Data provided

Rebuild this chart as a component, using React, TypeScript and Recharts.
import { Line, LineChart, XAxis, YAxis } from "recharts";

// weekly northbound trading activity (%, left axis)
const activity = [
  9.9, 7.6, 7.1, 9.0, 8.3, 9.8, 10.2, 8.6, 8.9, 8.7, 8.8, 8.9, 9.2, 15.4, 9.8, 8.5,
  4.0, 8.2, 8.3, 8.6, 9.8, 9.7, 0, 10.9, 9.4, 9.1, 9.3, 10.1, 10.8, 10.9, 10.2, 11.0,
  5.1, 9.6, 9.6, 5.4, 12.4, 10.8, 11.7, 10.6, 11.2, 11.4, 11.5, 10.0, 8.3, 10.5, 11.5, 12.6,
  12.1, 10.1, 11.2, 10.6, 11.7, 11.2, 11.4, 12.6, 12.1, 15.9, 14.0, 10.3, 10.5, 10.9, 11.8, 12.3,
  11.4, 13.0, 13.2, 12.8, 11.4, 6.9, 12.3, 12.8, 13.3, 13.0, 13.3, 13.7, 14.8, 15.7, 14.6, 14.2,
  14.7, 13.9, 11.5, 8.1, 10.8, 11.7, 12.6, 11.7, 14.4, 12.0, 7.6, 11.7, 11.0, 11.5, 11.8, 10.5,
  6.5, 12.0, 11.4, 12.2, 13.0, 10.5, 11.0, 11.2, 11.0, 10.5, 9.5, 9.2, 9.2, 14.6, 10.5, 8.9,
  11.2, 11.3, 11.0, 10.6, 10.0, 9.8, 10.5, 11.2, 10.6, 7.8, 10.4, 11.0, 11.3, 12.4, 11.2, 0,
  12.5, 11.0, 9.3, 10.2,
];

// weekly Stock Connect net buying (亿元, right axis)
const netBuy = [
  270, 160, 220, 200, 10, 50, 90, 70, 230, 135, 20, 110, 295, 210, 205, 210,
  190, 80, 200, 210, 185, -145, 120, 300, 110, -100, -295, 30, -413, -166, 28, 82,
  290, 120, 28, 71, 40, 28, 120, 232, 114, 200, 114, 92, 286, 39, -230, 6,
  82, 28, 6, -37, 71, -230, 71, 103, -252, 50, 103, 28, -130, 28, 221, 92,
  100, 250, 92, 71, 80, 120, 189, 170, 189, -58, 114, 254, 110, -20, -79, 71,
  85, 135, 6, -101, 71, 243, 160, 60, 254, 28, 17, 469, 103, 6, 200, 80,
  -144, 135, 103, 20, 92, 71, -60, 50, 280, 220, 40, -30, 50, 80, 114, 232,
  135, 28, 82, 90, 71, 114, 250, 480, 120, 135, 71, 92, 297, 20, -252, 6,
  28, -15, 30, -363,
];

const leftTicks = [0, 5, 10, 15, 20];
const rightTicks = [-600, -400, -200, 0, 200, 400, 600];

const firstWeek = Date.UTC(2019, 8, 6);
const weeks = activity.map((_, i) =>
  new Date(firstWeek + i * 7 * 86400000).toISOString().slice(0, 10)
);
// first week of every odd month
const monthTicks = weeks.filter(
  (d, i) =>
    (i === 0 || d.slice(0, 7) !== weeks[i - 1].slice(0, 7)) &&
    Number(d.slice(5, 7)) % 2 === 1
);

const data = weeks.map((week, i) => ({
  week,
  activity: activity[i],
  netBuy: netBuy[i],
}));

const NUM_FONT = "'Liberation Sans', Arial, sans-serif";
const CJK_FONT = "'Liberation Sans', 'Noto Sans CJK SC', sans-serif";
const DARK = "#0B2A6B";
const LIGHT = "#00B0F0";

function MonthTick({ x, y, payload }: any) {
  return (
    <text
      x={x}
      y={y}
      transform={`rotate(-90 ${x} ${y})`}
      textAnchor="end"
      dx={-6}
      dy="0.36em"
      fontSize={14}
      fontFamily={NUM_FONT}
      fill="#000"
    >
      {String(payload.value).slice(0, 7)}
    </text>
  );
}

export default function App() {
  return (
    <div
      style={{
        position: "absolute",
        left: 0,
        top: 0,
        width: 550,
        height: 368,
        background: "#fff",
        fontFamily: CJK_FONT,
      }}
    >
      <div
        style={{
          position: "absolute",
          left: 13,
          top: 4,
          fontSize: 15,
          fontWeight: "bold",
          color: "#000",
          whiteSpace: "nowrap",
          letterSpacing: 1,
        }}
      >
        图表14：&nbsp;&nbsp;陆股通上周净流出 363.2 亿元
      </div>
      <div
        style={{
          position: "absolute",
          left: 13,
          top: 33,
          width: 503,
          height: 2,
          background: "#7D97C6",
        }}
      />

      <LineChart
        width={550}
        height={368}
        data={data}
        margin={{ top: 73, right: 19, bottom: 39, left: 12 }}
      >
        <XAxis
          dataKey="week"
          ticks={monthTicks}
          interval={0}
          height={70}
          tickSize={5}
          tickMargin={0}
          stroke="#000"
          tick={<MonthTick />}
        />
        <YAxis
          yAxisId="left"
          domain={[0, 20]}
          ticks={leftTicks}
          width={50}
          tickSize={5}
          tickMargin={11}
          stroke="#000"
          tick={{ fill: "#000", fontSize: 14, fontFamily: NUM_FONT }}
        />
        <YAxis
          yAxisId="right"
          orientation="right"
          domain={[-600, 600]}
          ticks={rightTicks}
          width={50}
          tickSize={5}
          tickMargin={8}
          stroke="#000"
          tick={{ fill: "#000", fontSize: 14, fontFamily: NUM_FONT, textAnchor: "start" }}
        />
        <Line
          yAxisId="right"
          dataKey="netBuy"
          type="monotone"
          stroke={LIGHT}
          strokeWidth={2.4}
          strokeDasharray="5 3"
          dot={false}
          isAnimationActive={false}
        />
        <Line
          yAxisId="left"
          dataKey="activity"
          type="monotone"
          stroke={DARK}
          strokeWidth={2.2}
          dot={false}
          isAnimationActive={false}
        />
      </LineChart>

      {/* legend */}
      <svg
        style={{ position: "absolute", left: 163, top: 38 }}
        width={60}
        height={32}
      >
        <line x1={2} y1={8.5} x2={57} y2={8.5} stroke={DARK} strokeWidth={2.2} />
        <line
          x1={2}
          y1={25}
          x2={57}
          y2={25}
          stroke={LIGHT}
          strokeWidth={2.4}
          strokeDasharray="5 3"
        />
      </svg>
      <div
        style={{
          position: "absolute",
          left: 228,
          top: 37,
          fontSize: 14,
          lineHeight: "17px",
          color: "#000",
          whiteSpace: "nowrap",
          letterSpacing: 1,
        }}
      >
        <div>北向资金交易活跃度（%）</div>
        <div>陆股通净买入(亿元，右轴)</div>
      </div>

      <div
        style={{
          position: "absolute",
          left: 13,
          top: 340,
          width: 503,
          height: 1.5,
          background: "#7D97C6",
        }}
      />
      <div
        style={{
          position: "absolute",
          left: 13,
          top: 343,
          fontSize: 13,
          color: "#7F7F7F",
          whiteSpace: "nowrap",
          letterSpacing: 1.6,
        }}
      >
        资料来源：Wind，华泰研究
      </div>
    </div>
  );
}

Work instructions
Copy out each line above, character for character.

Solution for this exercise
Rebuild this chart as a component, using React, TypeScript and Recharts.
import { Line, LineChart, XAxis, YAxis } from "recharts";

// weekly northbound trading activity (%, left axis)
const activity = [
  9.9, 7.6, 7.1, 9.0, 8.3, 9.8, 10.2, 8.6, 8.9, 8.7, 8.8, 8.9, 9.2, 15.4, 9.8, 8.5,
  4.0, 8.2, 8.3, 8.6, 9.8, 9.7, 0, 10.9, 9.4, 9.1, 9.3, 10.1, 10.8, 10.9, 10.2, 11.0,
  5.1, 9.6, 9.6, 5.4, 12.4, 10.8, 11.7, 10.6, 11.2, 11.4, 11.5, 10.0, 8.3, 10.5, 11.5, 12.6,
  12.1, 10.1, 11.2, 10.6, 11.7, 11.2, 11.4, 12.6, 12.1, 15.9, 14.0, 10.3, 10.5, 10.9, 11.8, 12.3,
  11.4, 13.0, 13.2, 12.8, 11.4, 6.9, 12.3, 12.8, 13.3, 13.0, 13.3, 13.7, 14.8, 15.7, 14.6, 14.2,
  14.7, 13.9, 11.5, 8.1, 10.8, 11.7, 12.6, 11.7, 14.4, 12.0, 7.6, 11.7, 11.0, 11.5, 11.8, 10.5,
  6.5, 12.0, 11.4, 12.2, 13.0, 10.5, 11.0, 11.2, 11.0, 10.5, 9.5, 9.2, 9.2, 14.6, 10.5, 8.9,
  11.2, 11.3, 11.0, 10.6, 10.0, 9.8, 10.5, 11.2, 10.6, 7.8, 10.4, 11.0, 11.3, 12.4, 11.2, 0,
  12.5, 11.0, 9.3, 10.2,
];

// weekly Stock Connect net buying (亿元, right axis)
const netBuy = [
  270, 160, 220, 200, 10, 50, 90, 70, 230, 135, 20, 110, 295, 210, 205, 210,
  190, 80, 200, 210, 185, -145, 120, 300, 110, -100, -295, 30, -413, -166, 28, 82,
  290, 120, 28, 71, 40, 28, 120, 232, 114, 200, 114, 92, 286, 39, -230, 6,
  82, 28, 6, -37, 71, -230, 71, 103, -252, 50, 103, 28, -130, 28, 221, 92,
  100, 250, 92, 71, 80, 120, 189, 170, 189, -58, 114, 254, 110, -20, -79, 71,
  85, 135, 6, -101, 71, 243, 160, 60, 254, 28, 17, 469, 103, 6, 200, 80,
  -144, 135, 103, 20, 92, 71, -60, 50, 280, 220, 40, -30, 50, 80, 114, 232,
  135, 28, 82, 90, 71, 114, 250, 480, 120, 135, 71, 92, 297, 20, -252, 6,
  28, -15, 30, -363,
];

const leftTicks = [0, 5, 10, 15, 20];
const rightTicks = [-600, -400, -200, 0, 200, 400, 600];

const firstWeek = Date.UTC(2019, 8, 6);
const weeks = activity.map((_, i) =>
  new Date(firstWeek + i * 7 * 86400000).toISOString().slice(0, 10)
);
// first week of every odd month
const monthTicks = weeks.filter(
  (d, i) =>
    (i === 0 || d.slice(0, 7) !== weeks[i - 1].slice(0, 7)) &&
    Number(d.slice(5, 7)) % 2 === 1
);

const data = weeks.map((week, i) => ({
  week,
  activity: activity[i],
  netBuy: netBuy[i],
}));

const NUM_FONT = "'Liberation Sans', Arial, sans-serif";
const CJK_FONT = "'Liberation Sans', 'Noto Sans CJK SC', sans-serif";
const DARK = "#0B2A6B";
const LIGHT = "#00B0F0";

function MonthTick({ x, y, payload }: any) {
  return (
    <text
      x={x}
      y={y}
      transform={`rotate(-90 ${x} ${y})`}
      textAnchor="end"
      dx={-6}
      dy="0.36em"
      fontSize={14}
      fontFamily={NUM_FONT}
      fill="#000"
    >
      {String(payload.value).slice(0, 7)}
    </text>
  );
}

export default function App() {
  return (
    <div
      style={{
        position: "absolute",
        left: 0,
        top: 0,
        width: 550,
        height: 368,
        background: "#fff",
        fontFamily: CJK_FONT,
      }}
    >
      <div
        style={{
          position: "absolute",
          left: 13,
          top: 4,
          fontSize: 15,
          fontWeight: "bold",
          color: "#000",
          whiteSpace: "nowrap",
          letterSpacing: 1,
        }}
      >
        图表14：&nbsp;&nbsp;陆股通上周净流出 363.2 亿元
      </div>
      <div
        style={{
          position: "absolute",
          left: 13,
          top: 33,
          width: 503,
          height: 2,
          background: "#7D97C6",
        }}
      />

      <LineChart
        width={550}
        height={368}
        data={data}
        margin={{ top: 73, right: 19, bottom: 39, left: 12 }}
      >
        <XAxis
          dataKey="week"
          ticks={monthTicks}
          interval={0}
          height={70}
          tickSize={5}
          tickMargin={0}
          stroke="#000"
          tick={<MonthTick />}
        />
        <YAxis
          yAxisId="left"
          domain={[0, 20]}
          ticks={leftTicks}
          width={50}
          tickSize={5}
          tickMargin={11}
          stroke="#000"
          tick={{ fill: "#000", fontSize: 14, fontFamily: NUM_FONT }}
        />
        <YAxis
          yAxisId="right"
          orientation="right"
          domain={[-600, 600]}
          ticks={rightTicks}
          width={50}
          tickSize={5}
          tickMargin={8}
          stroke="#000"
          tick={{ fill: "#000", fontSize: 14, fontFamily: NUM_FONT, textAnchor: "start" }}
        />
        <Line
          yAxisId="right"
          dataKey="netBuy"
          type="monotone"
          stroke={LIGHT}
          strokeWidth={2.4}
          strokeDasharray="5 3"
          dot={false}
          isAnimationActive={false}
        />
        <Line
          yAxisId="left"
          dataKey="activity"
          type="monotone"
          stroke={DARK}
          strokeWidth={2.2}
          dot={false}
          isAnimationActive={false}
        />
      </LineChart>

      {/* legend */}
      <svg
        style={{ position: "absolute", left: 163, top: 38 }}
        width={60}
        height={32}
      >
        <line x1={2} y1={8.5} x2={57} y2={8.5} stroke={DARK} strokeWidth={2.2} />
        <line
          x1={2}
          y1={25}
          x2={57}
          y2={25}
          stroke={LIGHT}
          strokeWidth={2.4}
          strokeDasharray="5 3"
        />
      </svg>
      <div
        style={{
          position: "absolute",
          left: 228,
          top: 37,
          fontSize: 14,
          lineHeight: "17px",
          color: "#000",
          whiteSpace: "nowrap",
          letterSpacing: 1,
        }}
      >
        <div>北向资金交易活跃度（%）</div>
        <div>陆股通净买入(亿元，右轴)</div>
      </div>

      <div
        style={{
          position: "absolute",
          left: 13,
          top: 340,
          width: 503,
          height: 1.5,
          background: "#7D97C6",
        }}
      />
      <div
        style={{
          position: "absolute",
          left: 13,
          top: 343,
          fontSize: 13,
          color: "#7F7F7F",
          whiteSpace: "nowrap",
          letterSpacing: 1.6,
        }}
      >
        资料来源：Wind，华泰研究
      </div>
    </div>
  );
}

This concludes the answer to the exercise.